_WHAT YOU WILL DO_.
Only the lines from the one with "What seaborn and" through the one with "36, 0, 0, 95, 69, 0, 13, 0, 0]" are to be restated, word for word, with both of them included.

_EXTRACTED INFORMATION_.

------------------------------

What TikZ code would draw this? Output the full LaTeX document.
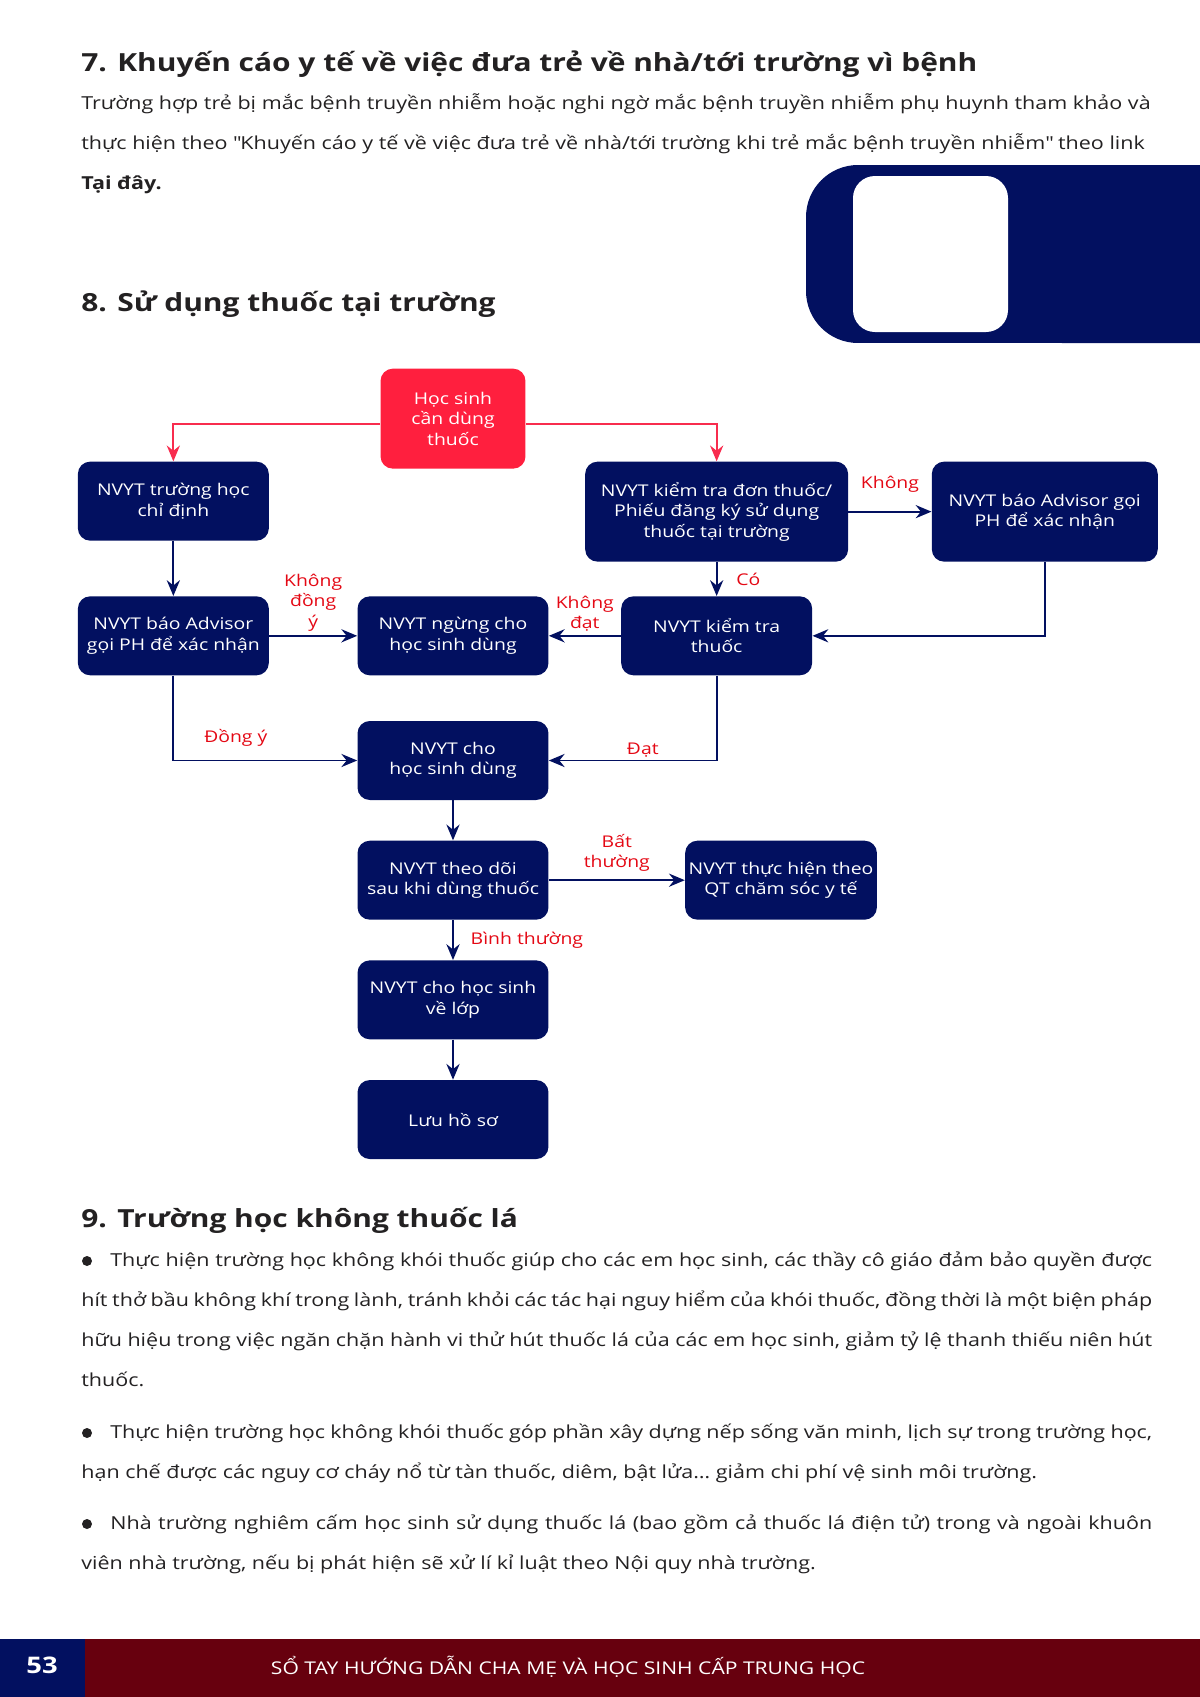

------------------------------

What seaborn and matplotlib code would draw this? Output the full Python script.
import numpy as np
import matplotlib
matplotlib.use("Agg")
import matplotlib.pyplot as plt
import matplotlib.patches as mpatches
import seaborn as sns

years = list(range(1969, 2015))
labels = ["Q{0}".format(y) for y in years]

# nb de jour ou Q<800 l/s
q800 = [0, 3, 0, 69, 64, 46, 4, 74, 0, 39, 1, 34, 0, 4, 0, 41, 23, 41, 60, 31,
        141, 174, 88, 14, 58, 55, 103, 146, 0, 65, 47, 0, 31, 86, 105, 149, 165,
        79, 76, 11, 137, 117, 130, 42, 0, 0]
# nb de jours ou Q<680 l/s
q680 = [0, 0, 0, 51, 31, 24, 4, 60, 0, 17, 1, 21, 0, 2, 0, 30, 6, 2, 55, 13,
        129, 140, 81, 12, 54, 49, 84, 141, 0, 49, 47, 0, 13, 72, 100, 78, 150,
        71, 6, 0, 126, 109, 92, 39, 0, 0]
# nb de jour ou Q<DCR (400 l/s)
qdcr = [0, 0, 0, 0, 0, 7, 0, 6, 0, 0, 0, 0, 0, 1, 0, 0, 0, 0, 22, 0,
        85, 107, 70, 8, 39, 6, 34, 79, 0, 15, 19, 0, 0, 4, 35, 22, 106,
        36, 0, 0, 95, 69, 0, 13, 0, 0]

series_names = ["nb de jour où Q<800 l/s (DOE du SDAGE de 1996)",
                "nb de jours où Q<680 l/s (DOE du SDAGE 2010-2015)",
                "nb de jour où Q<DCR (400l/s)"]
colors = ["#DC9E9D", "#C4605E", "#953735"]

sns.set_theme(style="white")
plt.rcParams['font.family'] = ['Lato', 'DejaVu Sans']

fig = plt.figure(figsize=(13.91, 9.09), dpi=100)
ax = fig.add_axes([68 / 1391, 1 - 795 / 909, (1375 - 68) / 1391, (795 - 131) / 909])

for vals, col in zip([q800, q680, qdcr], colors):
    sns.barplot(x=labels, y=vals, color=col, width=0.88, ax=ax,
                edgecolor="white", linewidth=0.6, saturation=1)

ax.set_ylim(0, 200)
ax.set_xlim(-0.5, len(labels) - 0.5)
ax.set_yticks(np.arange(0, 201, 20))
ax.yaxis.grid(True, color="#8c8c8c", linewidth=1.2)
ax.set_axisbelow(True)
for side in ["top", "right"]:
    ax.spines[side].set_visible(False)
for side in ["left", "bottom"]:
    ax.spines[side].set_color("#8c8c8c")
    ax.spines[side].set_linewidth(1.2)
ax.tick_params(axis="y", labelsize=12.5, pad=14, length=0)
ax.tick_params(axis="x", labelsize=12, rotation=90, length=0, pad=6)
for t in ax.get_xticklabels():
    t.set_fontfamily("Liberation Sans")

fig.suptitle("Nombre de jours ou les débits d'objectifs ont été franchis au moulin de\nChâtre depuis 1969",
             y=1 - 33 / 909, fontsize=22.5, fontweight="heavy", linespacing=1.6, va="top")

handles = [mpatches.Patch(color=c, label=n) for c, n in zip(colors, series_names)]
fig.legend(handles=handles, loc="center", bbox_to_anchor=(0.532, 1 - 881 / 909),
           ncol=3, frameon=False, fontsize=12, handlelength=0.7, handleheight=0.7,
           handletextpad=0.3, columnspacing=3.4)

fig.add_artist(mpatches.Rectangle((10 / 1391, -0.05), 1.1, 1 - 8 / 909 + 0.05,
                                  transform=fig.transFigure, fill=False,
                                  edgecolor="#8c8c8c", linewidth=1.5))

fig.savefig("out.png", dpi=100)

------------------------------

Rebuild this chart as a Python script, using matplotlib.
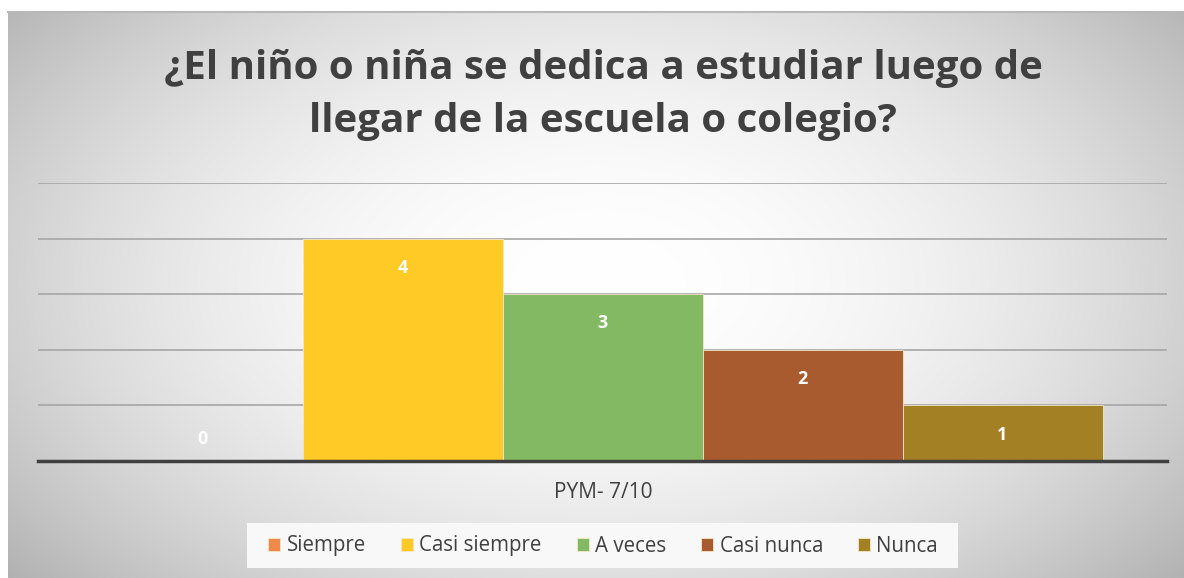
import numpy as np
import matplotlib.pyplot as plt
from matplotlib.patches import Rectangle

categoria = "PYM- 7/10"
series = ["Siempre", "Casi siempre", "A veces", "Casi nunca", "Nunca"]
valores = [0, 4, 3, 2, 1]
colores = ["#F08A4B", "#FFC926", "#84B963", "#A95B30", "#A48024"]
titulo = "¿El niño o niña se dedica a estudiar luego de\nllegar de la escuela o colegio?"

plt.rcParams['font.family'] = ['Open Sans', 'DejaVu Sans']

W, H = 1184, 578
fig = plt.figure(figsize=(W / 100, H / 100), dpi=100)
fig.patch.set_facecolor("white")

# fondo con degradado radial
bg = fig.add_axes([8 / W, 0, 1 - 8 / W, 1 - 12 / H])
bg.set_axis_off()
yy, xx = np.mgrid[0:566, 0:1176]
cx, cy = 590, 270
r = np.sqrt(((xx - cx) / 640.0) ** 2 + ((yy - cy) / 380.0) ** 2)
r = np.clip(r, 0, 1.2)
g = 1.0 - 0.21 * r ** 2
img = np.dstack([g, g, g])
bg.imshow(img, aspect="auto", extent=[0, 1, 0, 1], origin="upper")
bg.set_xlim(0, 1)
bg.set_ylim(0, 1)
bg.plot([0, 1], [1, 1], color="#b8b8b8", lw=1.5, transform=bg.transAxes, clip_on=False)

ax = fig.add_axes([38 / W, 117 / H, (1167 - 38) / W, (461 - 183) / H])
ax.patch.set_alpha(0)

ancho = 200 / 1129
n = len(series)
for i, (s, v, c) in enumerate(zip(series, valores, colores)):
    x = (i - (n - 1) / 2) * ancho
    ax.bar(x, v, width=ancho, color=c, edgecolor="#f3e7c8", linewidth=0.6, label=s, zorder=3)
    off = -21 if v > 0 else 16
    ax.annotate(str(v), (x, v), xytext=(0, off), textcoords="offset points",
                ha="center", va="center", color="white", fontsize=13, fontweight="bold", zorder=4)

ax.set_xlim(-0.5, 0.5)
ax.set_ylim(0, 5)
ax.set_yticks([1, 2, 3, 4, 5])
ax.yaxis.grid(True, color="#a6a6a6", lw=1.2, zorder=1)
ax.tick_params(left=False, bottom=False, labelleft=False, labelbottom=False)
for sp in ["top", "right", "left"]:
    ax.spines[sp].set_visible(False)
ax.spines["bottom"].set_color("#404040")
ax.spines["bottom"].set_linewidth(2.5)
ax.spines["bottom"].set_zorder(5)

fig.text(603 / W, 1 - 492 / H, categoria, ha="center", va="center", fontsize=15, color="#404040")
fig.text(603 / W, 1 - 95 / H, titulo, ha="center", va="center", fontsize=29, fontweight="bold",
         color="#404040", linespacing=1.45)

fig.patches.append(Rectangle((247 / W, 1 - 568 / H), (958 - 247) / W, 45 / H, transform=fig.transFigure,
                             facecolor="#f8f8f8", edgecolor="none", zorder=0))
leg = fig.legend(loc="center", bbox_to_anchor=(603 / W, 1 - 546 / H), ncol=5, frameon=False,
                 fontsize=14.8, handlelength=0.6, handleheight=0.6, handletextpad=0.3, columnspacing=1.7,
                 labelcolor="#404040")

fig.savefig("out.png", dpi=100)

------------------------------

_COMPLETE ANSWER_.
What seaborn and matplotlib code would draw this? Output the full Python script.
import numpy as np
import matplotlib
matplotlib.use("Agg")
import matplotlib.pyplot as plt
import matplotlib.patches as mpatches
import seaborn as sns

years = list(range(1969, 2015))
labels = ["Q{0}".format(y) for y in years]

# nb de jour ou Q<800 l/s
q800 = [0, 3, 0, 69, 64, 46, 4, 74, 0, 39, 1, 34, 0, 4, 0, 41, 23, 41, 60, 31,
        141, 174, 88, 14, 58, 55, 103, 146, 0, 65, 47, 0, 31, 86, 105, 149, 165,
        79, 76, 11, 137, 117, 130, 42, 0, 0]
# nb de jours ou Q<680 l/s
q680 = [0, 0, 0, 51, 31, 24, 4, 60, 0, 17, 1, 21, 0, 2, 0, 30, 6, 2, 55, 13,
        129, 140, 81, 12, 54, 49, 84, 141, 0, 49, 47, 0, 13, 72, 100, 78, 150,
        71, 6, 0, 126, 109, 92, 39, 0, 0]
# nb de jour ou Q<DCR (400 l/s)
qdcr = [0, 0, 0, 0, 0, 7, 0, 6, 0, 0, 0, 0, 0, 1, 0, 0, 0, 0, 22, 0,
        85, 107, 70, 8, 39, 6, 34, 79, 0, 15, 19, 0, 0, 4, 35, 22, 106,
        36, 0, 0, 95, 69, 0, 13, 0, 0]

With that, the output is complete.